Study Phase	Method	Can easily control for multiple confounders	Can control for unmeasured and unknown confounders	Can control for time-varying confounders
DESIGN	Random Assignment	YES	YES	YES
	Restriction	NO	NO	NO
	Matching	NO	NO	NO
DATA ANALYSIS	Stratification	NO	NO	NO
	Regression	YES	NO	NO
	Inverse Probability Weighting	NO	NO	YES
	Instrumental Variable Estimation	YES	YES	NO

In what follows, we will explain how each of these methods works, and discuss its advantages and limitations.

1. Random assignment

How it works

Random assignment is a process by which participants are assigned, with the same chance, to either receive or not a certain exposure.

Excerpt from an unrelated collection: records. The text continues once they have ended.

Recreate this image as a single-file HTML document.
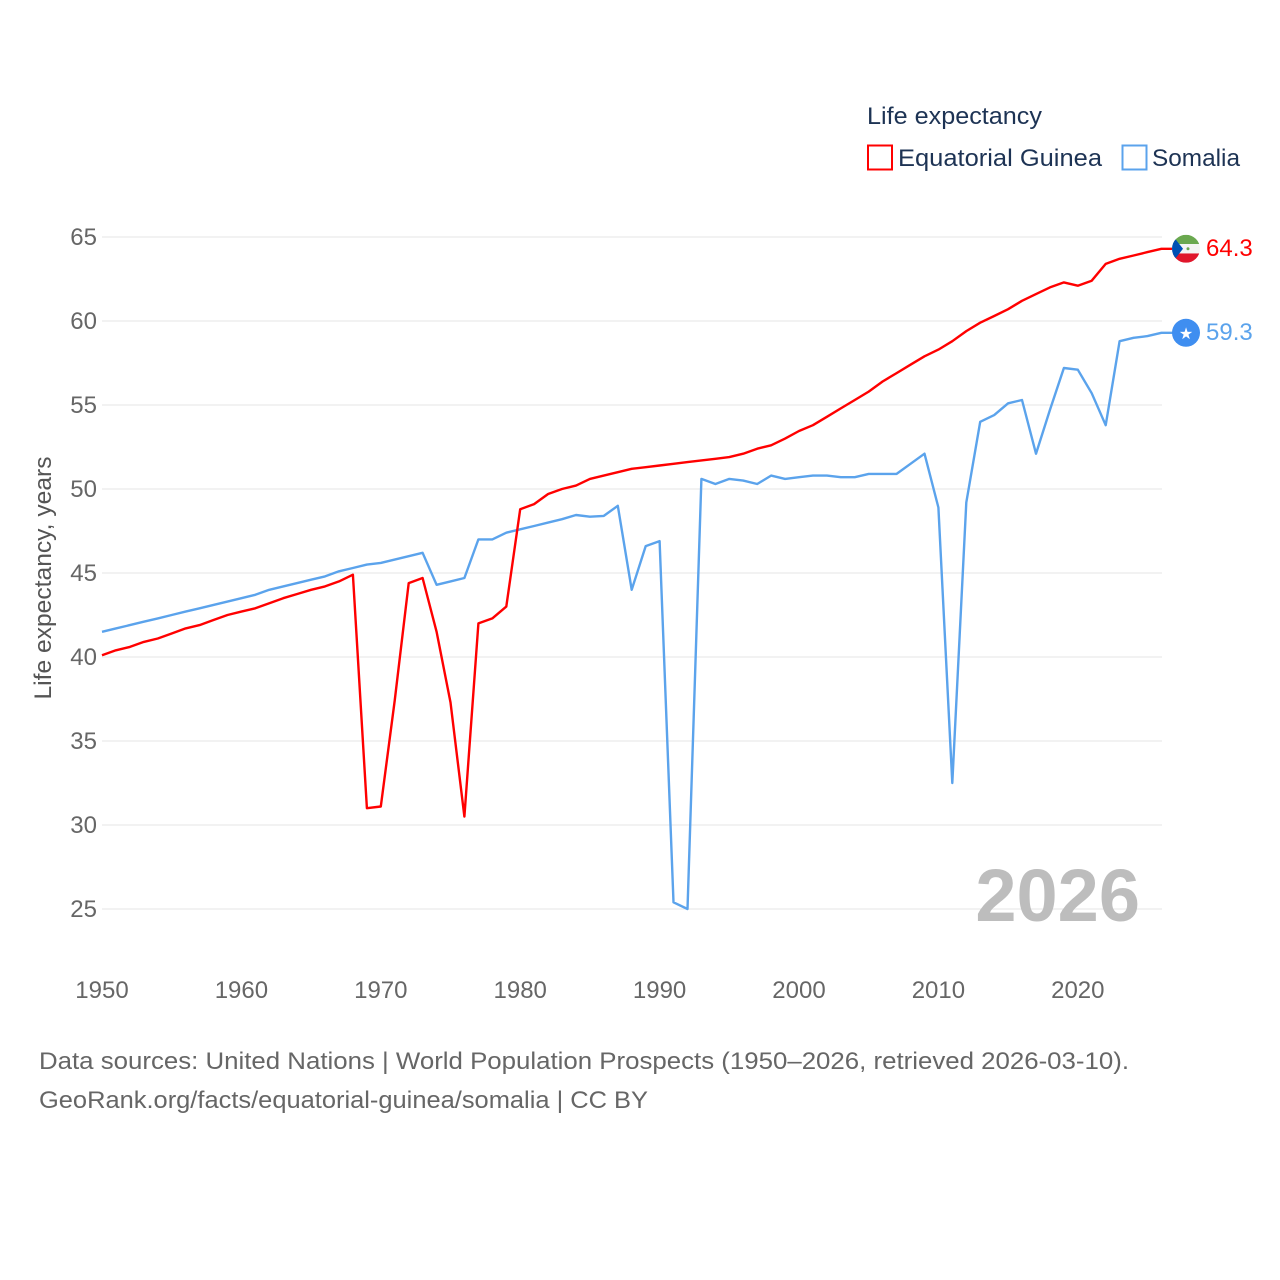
<!DOCTYPE html>
<html><head><meta charset="utf-8"><style>
html,body{margin:0;padding:0;background:#fff;}
svg{display:block;font-family:"Liberation Sans",sans-serif;}
</style></head><body>
<svg id="chart" width="1280" height="1280" viewBox="0 0 1280 1280" xmlns="http://www.w3.org/2000/svg">
<g>
<text x="867" y="124" font-size="24" fill="#1d3354" textLength="175" lengthAdjust="spacingAndGlyphs">Life expectancy</text>
<g>
<rect x="868" y="145.5" width="24" height="24" fill="none" stroke="#ff0000" stroke-width="2"/>
<text x="898" y="166" font-size="24" fill="#1d3354" textLength="204" lengthAdjust="spacingAndGlyphs">Equatorial Guinea</text></g>
<g>
<rect x="1122.5" y="145.5" width="24" height="24" fill="none" stroke="#5ba3ec" stroke-width="2"/>
<text x="1152" y="166" font-size="24" fill="#1d3354" textLength="88" lengthAdjust="spacingAndGlyphs">Somalia</text></g>
</g>
<g id="grid"></g>
<g id="yticks"></g>
<g id="xticks"></g>
<text transform="translate(51,578) rotate(-90)" text-anchor="middle" font-size="24" fill="#555" textLength="243" lengthAdjust="spacingAndGlyphs">Life expectancy, years</text>
<text x="1140" y="921" text-anchor="end" font-size="74" font-weight="bold" fill="#bdbdbd">2026</text>
<g id="series"></g>
<g id="endmarks"></g>
<text x="39" y="1069" font-size="24" fill="#666" textLength="1090" lengthAdjust="spacingAndGlyphs">Data sources: United Nations | World Population Prospects (1950–2026, retrieved 2026-03-10).</text>
<text x="39" y="1108" font-size="24" fill="#666" textLength="609" lengthAdjust="spacingAndGlyphs">GeoRank.org/facts/equatorial-guinea/somalia | CC BY</text>
</svg>
<script>
const startYear = 1950;
const yTicks = [25,30,35,40,45,50,55,60,65];
const xTicks = [1950,1960,1970,1980,1990,2000,2010,2020];
const eqGuinea = [40.1,40.4,40.6,40.9,41.1,41.4,41.7,41.9,42.2,42.5,42.7,42.9,43.2,43.5,43.75,44.0,44.2,44.5,44.9,31.0,31.1,37.4,44.4,44.7,41.5,37.3,30.5,42.0,42.3,43.0,48.8,49.1,49.7,50.0,50.2,50.6,50.8,51.0,51.2,51.3,51.4,51.5,51.6,51.7,51.8,51.9,52.1,52.4,52.6,53.0,53.45,53.8,54.3,54.8,55.3,55.8,56.4,56.9,57.4,57.9,58.3,58.8,59.4,59.9,60.3,60.7,61.2,61.6,62.0,62.3,62.1,62.4,63.4,63.7,63.9,64.1,64.3];
const somalia = [41.5,41.7,41.9,42.1,42.3,42.5,42.7,42.9,43.1,43.3,43.5,43.7,44.0,44.2,44.4,44.6,44.8,45.1,45.3,45.5,45.6,45.8,46.0,46.2,44.3,44.5,44.7,47.0,47.0,47.4,47.6,47.8,48.0,48.2,48.45,48.35,48.4,49.0,44.0,46.6,46.9,25.4,25.0,50.6,50.3,50.6,50.5,50.3,50.8,50.6,50.7,50.8,50.8,50.7,50.7,50.9,50.9,50.9,51.5,52.1,48.9,32.5,49.2,54.0,54.4,55.1,55.3,52.1,54.7,57.2,57.1,55.7,53.8,58.8,59.0,59.1,59.3];
const endLabels = ["64.3","59.3"];

const NS="http://www.w3.org/2000/svg";
const X0=102, XPY=13.94, Y65=237, PPU=16.8, XEND=1162;
const xs = yr => X0 + (yr-1950)*XPY;
const ys = v => Y65 + (65-v)*PPU;
function mk(tag, attrs, parent){const e=document.createElementNS(NS,tag);for(const k in attrs)e.setAttribute(k,attrs[k]);parent.appendChild(e);return e;}
const grid=document.getElementById('grid'), yg=document.getElementById('yticks'), xg=document.getElementById('xticks');
yTicks.forEach(t=>{
  const l=mk('line',{x1:X0,x2:XEND,y1:ys(t),y2:ys(t),stroke:'#e6e6e6','stroke-width':1},grid);
  
  
  const tx=mk('text',{x:97,y:ys(t)+8,'text-anchor':'end','font-size':24,fill:'#666'},yg);
  tx.textContent=t;
  
  
});
xTicks.forEach(t=>{
  const tx=mk('text',{x:xs(t),y:998,'text-anchor':'middle','font-size':24,fill:'#666'},xg);
  tx.textContent=t;
  
  
});
const sg=document.getElementById('series');
const cx=1186;
function line(arr,color,name){
  let d=arr.map((v,i)=>(i?'L':'M')+xs(startYear+i).toFixed(1)+','+ys(v).toFixed(1)).join('');
  d+='L'+cx+','+ys(arr[arr.length-1]).toFixed(1);
  const p=mk('path',{d:d,fill:'none',stroke:color,'stroke-width':2.4,'stroke-linejoin':'round'},sg);
  
  
}
line(somalia,'#5ba3ec','line-somalia');
line(eqGuinea,'#ff0000','line-equatorial-guinea');
const eg=document.getElementById('endmarks');
const yE=ys(eqGuinea[eqGuinea.length-1]);
const gE=mk('g',{},eg);


const cp=mk('clipPath',{id:'cpE'},gE); mk('circle',{cx:cx,cy:yE,r:14},cp);
const fg=mk('g',{'clip-path':'url(#cpE)'},gE);
mk('rect',{x:cx-14,y:yE-14,width:28,height:9.3,fill:'#6aa84f'},fg);
mk('rect',{x:cx-14,y:yE-4.7,width:28,height:9.4,fill:'#f4f4f4'},fg);
mk('rect',{x:cx-14,y:yE+4.7,width:28,height:9.3,fill:'#e0162b'},fg);
mk('polygon',{points:`${cx-14},${yE-14} ${cx-3},${yE} ${cx-14},${yE+14}`,fill:'#0050b4'},fg);
mk('circle',{cx:cx+2,cy:yE,r:1.5,fill:'#6aa84f'},fg);
const tE=mk('text',{x:1206,y:yE+7,'font-size':24,fill:'#ff0000'},eg);
tE.textContent=endLabels[0];


const yS=ys(somalia[somalia.length-1]);
const c2=mk('circle',{cx:cx,cy:yS,r:14,fill:'#3f8ef0'},eg);


const st=mk('text',{x:cx,y:yS+6,'text-anchor':'middle','font-size':16,fill:'#fff'},eg);
st.textContent='★';


const tS=mk('text',{x:1206,y:yS+7,'font-size':24,fill:'#5ba3ec'},eg);
tS.textContent=endLabels[1];


</script>
</body></html>
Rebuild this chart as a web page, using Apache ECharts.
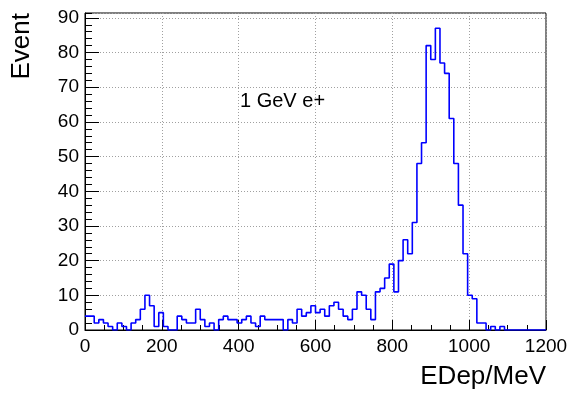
<!DOCTYPE html>
<html><head><meta charset="utf-8">
<script src="https://cdn.jsdelivr.net/npm/echarts@6/dist/echarts.min.js"></script>
<style>html,body{margin:0;padding:0;background:#fff}#c{width:577px;height:396px}</style>
</head><body><div id="c"></div>
<script>
// Histogram: 100 bins of 12 MeV from 0 to 1200 MeV
const binStart = 0;
const binWidth = 12;
const counts = [
  4,4,2,3,2,1,0,2,1,0,
  2,3,6,10,7,1,5,1,0,0,
  4,3,2,2,6,3,1,2,0,3,
  4,3,3,2,3,4,2,1,4,3,
  3,3,3,0,3,2,6,4,5,7,
  5,6,4,7,8,6,4,3,6,11,
  10,6,3,11,12,15,19,11,20,26,
  22,31,48,54,82,78,87,77,74,61,
  48,36,22,10,9,2,2,0,1,0,
  1,0,0,0,0,0,0,0,0,0
];
const xTicks = [0,200,400,600,800,1000,1200];
const yTicks = [0,10,20,30,40,50,60,70,80,90];
const xTitle = 'EDep/MeV';
const yTitle = 'Event';
const label = '1 GeV e+';
const yMax = 91.4;

const pts = counts.map((v,i)=>[binStart + i*binWidth, v]);
pts.push([binStart + counts.length*binWidth, counts[counts.length-1]]);

const FONT = 'Liberation Sans, Arial, Helvetica, sans-serif';
const chart = echarts.init(document.getElementById('c'), null, {renderer:'canvas'});
chart.setOption({
  animation:false,
  backgroundColor:'#fff',
  grid:{left:85,right:31,top:13,bottom:66,show:true,borderColor:'#000',borderWidth:1,backgroundColor:'transparent'},
  xAxis:{
    type:'value', min:xTicks[0], max:xTicks[xTicks.length-1], interval:200,
    axisLine:{lineStyle:{color:'#000',width:1}},
    axisTick:{inside:true,length:10,lineStyle:{color:'#000'}},
    minorTick:{show:true,splitNumber:4,length:5,lineStyle:{color:'#000'}},
    splitLine:{show:true,lineStyle:{color:'#a0a0a0',type:[1,2],width:1}},
    axisLabel:{fontSize:19,color:'#000',margin:7,fontFamily:FONT,
      formatter:v=>xTicks.indexOf(v)>=0?String(v):''},
    name:xTitle, nameLocation:'end', nameGap:0,
    nameTextStyle:{fontSize:26,color:'#000',fontFamily:FONT,align:'right',verticalAlign:'top',padding:[34,0,0,0]}
  },
  yAxis:[{
    type:'value', min:0, max:yMax, interval:10,
    axisLine:{show:true,lineStyle:{color:'#000',width:1}},
    axisTick:{show:true,inside:true,length:14,lineStyle:{color:'#000'}},
    splitLine:{show:true,lineStyle:{color:'#a0a0a0',type:[1,2],width:1}},
    axisLabel:{fontSize:19,color:'#000',margin:6,fontFamily:FONT,showMaxLabel:false,
      formatter:v=>yTicks.indexOf(v)>=0?String(v):''},
    name:yTitle, nameLocation:'end', nameGap:0, nameRotate:90,
    nameTextStyle:{fontSize:26,color:'#000',fontFamily:FONT,align:'right',verticalAlign:'bottom',padding:[0,0,50,0]}
  },{
    type:'value', min:0, max:yMax, interval:2, position:'left', offset:0,
    axisLine:{show:false}, axisLabel:{show:false}, splitLine:{show:false},
    axisTick:{show:true,inside:true,length:7,lineStyle:{color:'#000'}}
  }],
  graphic:[{type:'text',left:240,top:91,style:{text:label,fontSize:20,fill:'#000',fontFamily:FONT}}],
  series:[{
    type:'line', step:'end', data:pts, symbol:'none', yAxisIndex:0,
    lineStyle:{color:'#0000ff',width:1.6}, clip:true
  }]
});
</script></body></html>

each participant is assigned with the same chance to either being exposed or not

Randomizing the exposure adjusts for confounding by eliminating the influence of the confounder on the probability of receiving the exposure:

random assignment eliminates confounding by removing the association between the confounder and the exposure

Advantage of random assignment:

Random assignment controls for confounding due to both measurable and unmeasurable causes. So it is especially useful when confounding variables are unknown or cannot be measured.

It also controls for time-varying confounders, that is when the exposure and the confounders are measured repeatedly in studies where participants are followed over time.

Limitation of random assignment:

Here are 3 reasons not to use random assignment:

Ethical reason: Randomizing participants would be unethical when studying the effect of a harmful exposure, or on the contrary, when it is known for certain that the exposure is beneficial.
Practical reason: Some exposures are very hard to randomize, like air pollution and education. Also, random assignment is not an option when we are analyzing observational data that we did not collect ourselves.
Financial reason: Random assignment is a part of experimental designs where participants are followed over time, which turns out to be highly expensive in some cases.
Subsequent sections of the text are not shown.